Дети войны вспоминают о годах, проведённых в оккупации
—Я родилась в 1942 году в Липецкой области, —рассказывает белгородка Валентина ШТАНА.— В 1943 году нас эвакуировали под Рязань. Старший брат рассказывал, что когда пришёл немец, мне было всего 7 месяцев. Рядом с селом шли бои, а он присматривал за мной, и мама велела ему никуда не выходить из дома. А он вышел на улицу, сам сел на лавочку, а меня под лавку положил. Так осколок в двух сантиметрах от него пролетел, хорошо, что не зацепил. Он бросился под лавку и накрыл меня собой.
Когда мы вернулись в родные места, всё было разрушено, хаты разбомбили, одни печные трубы остались. Мы копали землянки, чтобы выжить. На улице валялись трупы людей и животных, дети копали канавы, чтобы их похоронить.
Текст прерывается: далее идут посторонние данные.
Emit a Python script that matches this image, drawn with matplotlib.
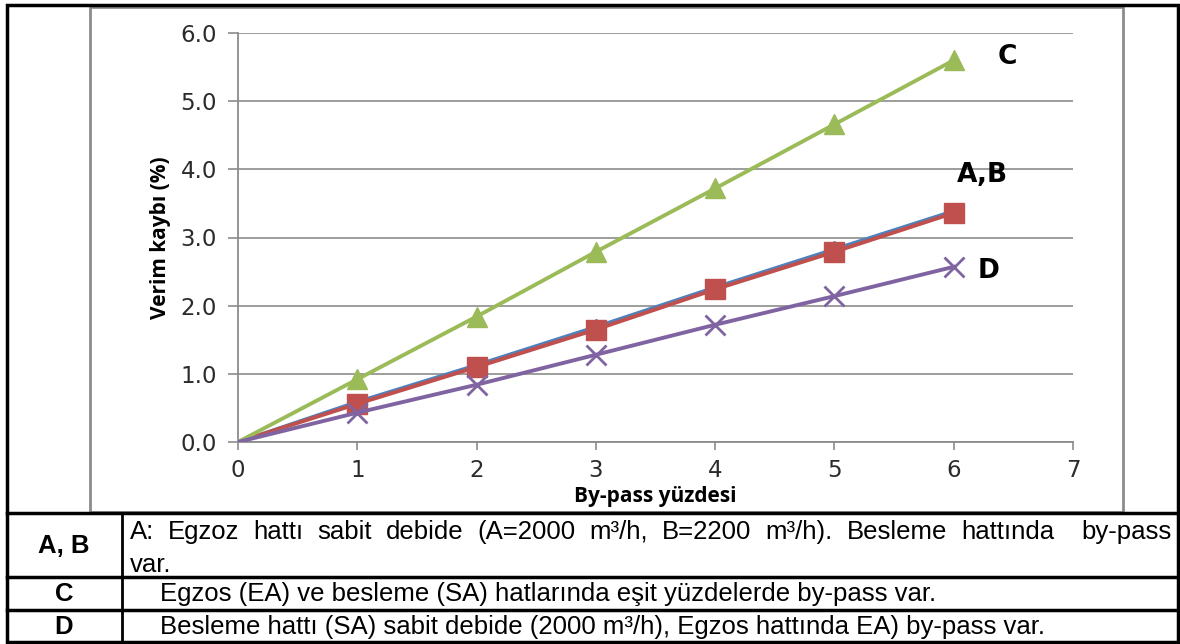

Нас у мамы было пятеро детей, отец воевал на фронте и вернулся калекой без
ноги. Ногу он потерял под Сталинградом — состав, в котором он ехал, начали
бомбить немцы, а папе оторвало ногу.
Я очень хорошо помню страшный
послевоенный голод. В 1946 году вообще нечего было есть, а нас после войны
родилось ещё двое, стало семеро. Старшие ходили по полям, собирали мёрзлую
картошку, из которой пекли лепёшки и варили кисель. Мы постоянно плакали: «Мама,
когда будет кисель?». Наесться им было невозможно, есть хотелось постоянно.
Чтобы как-то выжить, мы собирали съедобные корни, дикие яблоки и груши, боярышник. Осенью жилось проще — тогда была морковка и черемша, а весной оставалось только объедать деревья до веток. У нас рядом с домом росла липа, так она стояла голая — мы рвали и ели её цветы, ещё кушали лопух и акацию.
Мой старший брат уже после 7 класса работал в колхозе прицепщиком. Но всё равно нам жилось лучше, чем многим семьям, потому что у нас остался жив отец. Он старался нас обеспечить. Мы были обуты и одеты, а у многих и этого не было.